Featured Writer: Brian Schmidt of EverywhereOnce
After an hour long drive and a forty minute hike, we arrived at a place that might have been Eden. The entrance to Belize’s Actun Tunichil Muknal cave is submerged in a pool of water made ice blue by dissolved minerals. The morning sun flickered through the trees, illuminating the vibrant greens of the jungle trees and moss covered rocks. It was peaceful, lovely and alive.
Appearances are deceiving, though. This wasn’t the entrance to paradise. It was the opening to Xibalba (”shi-ball-bah”), the underworld of the ancient Mayan people. The story told here is not one of creation, but of sadness, desperation, and decline.
We went to Actun Tunichil Muknal to simply explore another cave system, the fifth of our recent travels. What we found instead was something unlike anything we’ve ever seen.
Our descent into Xibalba began with a short swim, away from the leafy jungle and into diminishing light. From inside, the view was perhaps even more striking; the bright colors of the outside world rendered more vivid by the interior darkness.
Turning away from the light, we set off into the cave. We scrambled over rocks and squeezed through crevasses, each obstacle made more challenging by an onslaught of rushing water.
On the threshold of the ancient Mayan underworld
Before long a bend in the cavern brought us to a threshold of sorts. We shut off our headlamps and experienced the cave in its natural state. Behind us, the faint glow of sunshine was still visible. Ahead, only inky blackness. We stood at the point where natural light ceases; where creatures of daylight give way to those of the underworld. Our world lay behind, Xibabla ahead.
I wondered about the Mayan, delving deeper into an unfamiliar environment they greatly feared. Their flickering torches casting dancing shadows in every direction. Did they imagine the shadows to be those of taunting demons? How could they not?
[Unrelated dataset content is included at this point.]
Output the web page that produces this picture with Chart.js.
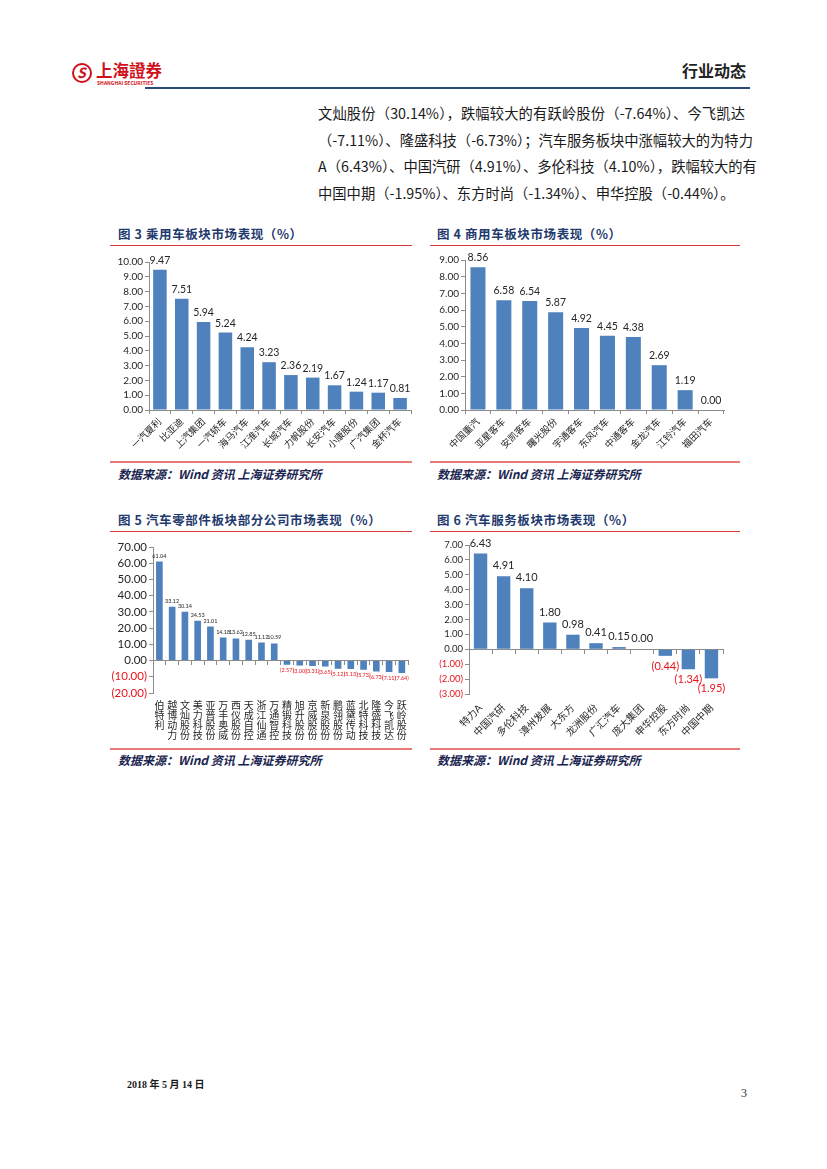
<!DOCTYPE html>
<html><head><meta charset="utf-8">
<script src="https://cdn.jsdelivr.net/npm/chart.js@4.4.0/dist/chart.umd.min.js"></script>
<style>
body{margin:0;width:827px;height:1169px;position:relative;background:#fff;font-family:"Noto Sans CJK SC",sans-serif;overflow:hidden}
.a{position:absolute;white-space:nowrap}
.body{left:318px;width:427px;font-size:14.3px;line-height:16px;color:#1a1a1a;text-align:justify;text-align-last:justify}
.title{font-size:12.5px;line-height:14px;font-weight:bold;color:#1f3a6e;letter-spacing:0.6px}
.src{font-size:12px;line-height:14px;font-weight:bold;font-style:italic;color:#1b2650}
.rl{height:1px;background:#d9383a}
.rb{height:2px;background:#e87b78}
.box{position:absolute}
</style></head><body>
<!-- header -->
<div class="a" style="left:72px;top:63px;width:16px;height:16px;border:2px solid #d0101a;border-radius:50%;"></div>
<div class="a" style="left:77px;top:63px;font-size:14px;line-height:18px;color:#d0101a;font-weight:bold;font-style:italic;">S</div>
<div class="a" style="left:96px;top:61px;font-size:16.5px;line-height:18px;color:#d0101a;font-weight:bold;">上海證券</div>
<div class="a" style="left:97px;top:80px;font-size:5px;line-height:5px;color:#d0101a;font-weight:bold;">SHANGHAI SECURITIES</div>
<div class="a" style="left:682px;top:61px;font-size:16px;line-height:18px;color:#222;font-weight:bold;">行业动态</div>
<div class="a" style="left:145px;top:87px;width:605px;height:2px;background:#2b4a7a;"></div>
<!-- body text -->
<div class="a body" style="top:105px;">文灿股份（30.14%），跌幅较大的有跃岭股份（-7.64%）、今飞凯达</div>
<div class="a body" style="top:132px;">（-7.11%）、隆盛科技（-6.73%）；汽车服务板块中涨幅较大的为特力</div>
<div class="a body" style="top:158px;">A（6.43%）、中国汽研（4.91%）、多伦科技（4.10%），跌幅较大的有</div>
<div class="a" style="left:318px;top:185px;font-size:14.3px;line-height:16px;color:#1a1a1a;">中国中期（-1.95%）、东方时尚（-1.34%）、申华控股（-0.44%）。</div>
<!-- titles & rules -->
<div class="a title" style="left:118px;top:227px;">图 3 乘用车板块市场表现（%）</div>
<div class="a title" style="left:437px;top:227px;">图 4 商用车板块市场表现（%）</div>
<div class="a rl" style="left:110px;top:245px;width:302px;"></div>
<div class="a rl" style="left:430px;top:245px;width:310px;"></div>
<div class="a rb" style="left:110px;top:461px;width:302px;"></div>
<div class="a rb" style="left:430px;top:461px;width:310px;"></div>
<div class="a src" style="left:118px;top:467px;">数据来源：Wind 资讯 上海证券研究所</div>
<div class="a src" style="left:437px;top:467px;">数据来源：Wind 资讯 上海证券研究所</div>

<div class="a title" style="left:118px;top:513px;">图 5 汽车零部件板块部分公司市场表现（%）</div>
<div class="a title" style="left:437px;top:513px;">图 6 汽车服务板块市场表现（%）</div>
<div class="a rl" style="left:110px;top:531px;width:302px;"></div>
<div class="a rl" style="left:430px;top:531px;width:310px;"></div>
<div class="a rb" style="left:110px;top:748px;width:302px;"></div>
<div class="a rb" style="left:430px;top:748px;width:310px;"></div>
<div class="a src" style="left:118px;top:753px;">数据来源：Wind 资讯 上海证券研究所</div>
<div class="a src" style="left:437px;top:753px;">数据来源：Wind 资讯 上海证券研究所</div>

<div class="box" style="left:110px;top:245px;width:305px;height:215px;"><canvas id="c3"></canvas></div>
<div class="box" style="left:430px;top:245px;width:310px;height:215px;"><canvas id="c4"></canvas></div>
<div class="box" style="left:110px;top:535px;width:305px;height:212px;"><canvas id="c5"></canvas></div>
<div class="box" style="left:430px;top:535px;width:310px;height:212px;"><canvas id="c6"></canvas></div>

<!-- footer -->
<div class="a" style="left:127px;top:1079px;font-size:10px;line-height:12px;font-weight:bold;color:#1a1a1a;font-family:'Liberation Serif','Noto Sans CJK SC',serif;">2018 年 5 月 14 日</div>
<div class="a" style="left:741px;top:1086px;font-size:12px;line-height:14px;color:#333;font-family:'Liberation Serif',serif;">3</div>

<script>
// ---- data ----
const passengerCategories = ['一汽夏利','比亚迪','上汽集团','一汽轿车','海马汽车','江淮汽车','长城汽车','力帆股份','长安汽车','小康股份','广汽集团','金杯汽车'];
const passengerValues = [9.47,7.51,5.94,5.24,4.24,3.23,2.36,2.19,1.67,1.24,1.17,0.81];

const commercialCategories = ['中国重汽','亚星客车','安凯客车','曙光股份','宇通客车','东风汽车','中通客车','金龙汽车','江铃汽车','福田汽车'];
const commercialValues = [8.56,6.58,6.54,5.87,4.92,4.45,4.38,2.69,1.19,0.00];

const partsCategories = ['伯特利','越博动力','文灿股份','美力科技','亚普股份','万丰奥威','西仪股份','天成自控','浙江仙通','万通智控','精锻科技','旭升股份','京威股份','新泉股份','鹏翎股份','蓝黛传动','北特科技','隆盛科技','今飞凯达','跃岭股份'];
const partsValues = [61.04,33.12,30.14,24.53,21.01,14.18,13.62,12.85,11.12,10.59,-2.57,-3.00,-3.31,-3.65,-5.12,-5.13,-5.73,-6.73,-7.11,-7.64];

const serviceCategories = ['特力A','中国汽研','多伦科技','漳州发展','大东方','龙洲股份','广汇汽车','庞大集团','申华控股','东方时尚','中国中期'];
const serviceValues = [6.43,4.91,4.10,1.80,0.98,0.41,0.15,0.00,-0.44,-1.34,-1.95];

const yTicks3 = {min:0, max:10, step:1};
const yTicks4 = {min:0, max:9, step:1};
const yTicks5 = {min:-20, max:70, step:10};
const yTicks6 = {min:-3, max:7, step:1};

// ---- style ----
const FONT = "Lato, 'Noto Sans CJK SC', sans-serif";
const RED = '#e8141c', GRAY = '#8c8c8c', BLUE = '#4f81bd', TXT = '#262626';
Chart.defaults.font.family = FONT;

function fmt(v){ return v < 0 ? '(' + Math.abs(v).toFixed(2) + ')' : v.toFixed(2); }

const valueLabels = {
  id: 'valueLabels',
  afterDatasetsDraw(chart, args, opts) {
    const ctx = chart.ctx;
    const meta = chart.getDatasetMeta(0);
    const data = chart.data.datasets[0].data;
    ctx.save();
    ctx.font = opts.size + 'px ' + FONT;
    ctx.textAlign = 'center';
    meta.data.forEach((bar, i) => {
      const v = data[i];
      if (v < 0) { ctx.fillStyle = RED; ctx.textBaseline = 'top'; ctx.fillText(fmt(v), bar.x, bar.y + opts.gapNeg); }
      else { ctx.fillStyle = TXT; ctx.textBaseline = 'bottom'; ctx.fillText(fmt(v), bar.x, bar.y - opts.gap); }
    });
    ctx.restore();
  }
};

function makeBar(id, labels, values, yt, c) {
  const scales = {
    x: {
      type: 'category', offset: true,
      grid: { display: !c.zeroAxis, drawOnChartArea: false, drawTicks: !c.zeroAxis, tickLength: 4, color: GRAY, offset: true },
      border: { display: !c.zeroAxis, color: GRAY },
      ticks: { autoSkip: false, minRotation: c.rot, maxRotation: c.rot, padding: c.xPad, color: TXT,
               font: { size: c.xFont, lineHeight: c.xLine || 1.2 } },
      afterFit(s) { s.height = c.xHeight; }
    }
  };
  if (c.zeroAxis) {
    scales.x0 = {
      type: 'category', axis: 'x', position: { y: 0 }, offset: true,
      grid: { drawOnChartArea: false, drawTicks: true, tickLength: 4, color: GRAY, offset: true },
      border: { display: true, color: GRAY },
      ticks: { display: false }
    };
  }
  scales.y = {
    min: yt.min, max: yt.max,
    ticks: { stepSize: yt.step, autoSkip: false, callback: v => fmt(v), padding: 2,
             color: ctx => ctx.tick.value < 0 ? RED : TXT, font: { size: c.yFont } },
    grid: { drawOnChartArea: false, drawTicks: true, tickLength: 4, color: GRAY },
    border: { display: true, color: GRAY },
    afterFit(s) { s.width = c.yWidth; }
  };
  return new Chart(document.getElementById(id), {
    type: 'bar',
    data: { labels: labels, datasets: [{ data: values, backgroundColor: BLUE, borderWidth: 0,
             barPercentage: 1, categoryPercentage: c.cat, xAxisID: 'x', yAxisID: 'y' }] },
    options: {
      responsive: true, maintainAspectRatio: false, animation: false, devicePixelRatio: 1,
      layout: { padding: { top: c.padTop, right: c.padRight, left: 0, bottom: 0 } },
      plugins: { legend: { display: false }, tooltip: { enabled: false },
                 valueLabels: { size: c.dFont, gap: c.gap, gapNeg: c.gapNeg } },
      scales: scales
    },
    plugins: [valueLabels]
  });
}

makeBar('c3', passengerCategories, passengerValues, yTicks3,
  { yWidth: 39, xHeight: 50, padTop: 17, padRight: 4, rot: 45, xPad: 2, xFont: 9.5, yFont: 10, dFont: 10.5, cat: 0.62, gap: 4, gapNeg: 4 });
makeBar('c4', commercialCategories, commercialValues, yTicks4,
  { yWidth: 35, xHeight: 50, padTop: 15, padRight: 16, rot: 45, xPad: 2, xFont: 9.5, yFont: 10, dFont: 10.5, cat: 0.58, gap: 4, gapNeg: 4 });
makeBar('c5', partsCategories.map(s => s.split('')), partsValues, yTicks5,
  { yWidth: 43, xHeight: 54, padTop: 12, padRight: 6, rot: 0, xPad: 8, xFont: 10, xLine: 0.98, yFont: 11.5, dFont: 5.5, cat: 0.52, gap: 3, gapNeg: 3, zeroAxis: true });
makeBar('c6', serviceCategories, serviceValues, yTicks6,
  { yWidth: 39, xHeight: 53, padTop: 10, padRight: 17, rot: 45, xPad: 8, xFont: 10, yFont: 9.5, dFont: 11, cat: 0.58, gap: 5, gapNeg: 5, zeroAxis: true });
</script>
</body></html>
[youtube http://www.youtube.com/watch?v=AGqNigRgZCQ?rel=0&w=560&h=315]
Pressing through the shadows and the water we eventually arrived at a place of significance. A short climb up flowstone led us to a series of chambers; nine in all. Coincidences are funny things. Perhaps it was fate. The Mayan ventured into their underworld and deep inside found exactly what legend foretold: the nine layers of hell.
At the beginning of these chambers we encountered our first artifact: a broken pot left behind more than a millennium ago. At one time it was filled with food, or drink, or some other cherished commodity and offered up as an appeasement to the gods.
What did the Mayan hope to accomplish? What suffering were they seeking to end?
As we moved deeper into the nine planes the styles and arrangement of the vessels became more varied, their concentration more dense. Was this a sign of desperation? When the earlier offerings failed, did the Mayan respond by pressing deeper into the underworld making ever greater sacrifices?
It seems so. Deeper still we encountered an artifact so startling it elicited a scream from one of our members. A calcified human skull rests on the flowstone, its skeleton barely visible beneath centuries of accumulated silt.
We’re left to wonder what pressures brought the Mayan people to this place. Why they ventured into an area whose name means “place of fear” and what hardships drove them to seek relief through increasingly extreme sacrifices. If they thought the gods of death could be entertained and pacified by an offering of human flesh, they soon learned the thirst of evil is not so easily slaked.
Just ahead we found more skeletons, and more signs of increased desperation. These bones were not those of mere peasants. They bear the sings of privilege and the markings of elite tribes. The people murdered in these chambers came from the ruling ranks. These blood sacrifices were of the earthly powerful to the mighty divine.
But neither food, nor drink, nor gifts of human suffering satisfied the wicked gods.
High above, up a steep climb, we found a final chamber; the ninth level in this section of the cave. Inside rests a lone female, whose bones show remarkable density for people of this period. She was a young, healthy woman from the upper echelons of Mayan society, her back so cleanly broken we could see the separation from a distance.
In front of us lay the “Crystal Maiden.” This young woman, possibly a priestess, was the greatest gift to the underworld. Left to suffer and die for the enjoyment of the gods. She died in vain. Despite all attempts to appease their gods the great Mayan civilization succumbed to its pressures. There were no more sacrifices. The Empire had fallen.
What a beautiful entry to destruction. Tragic. Is there such a thing as a happy cave?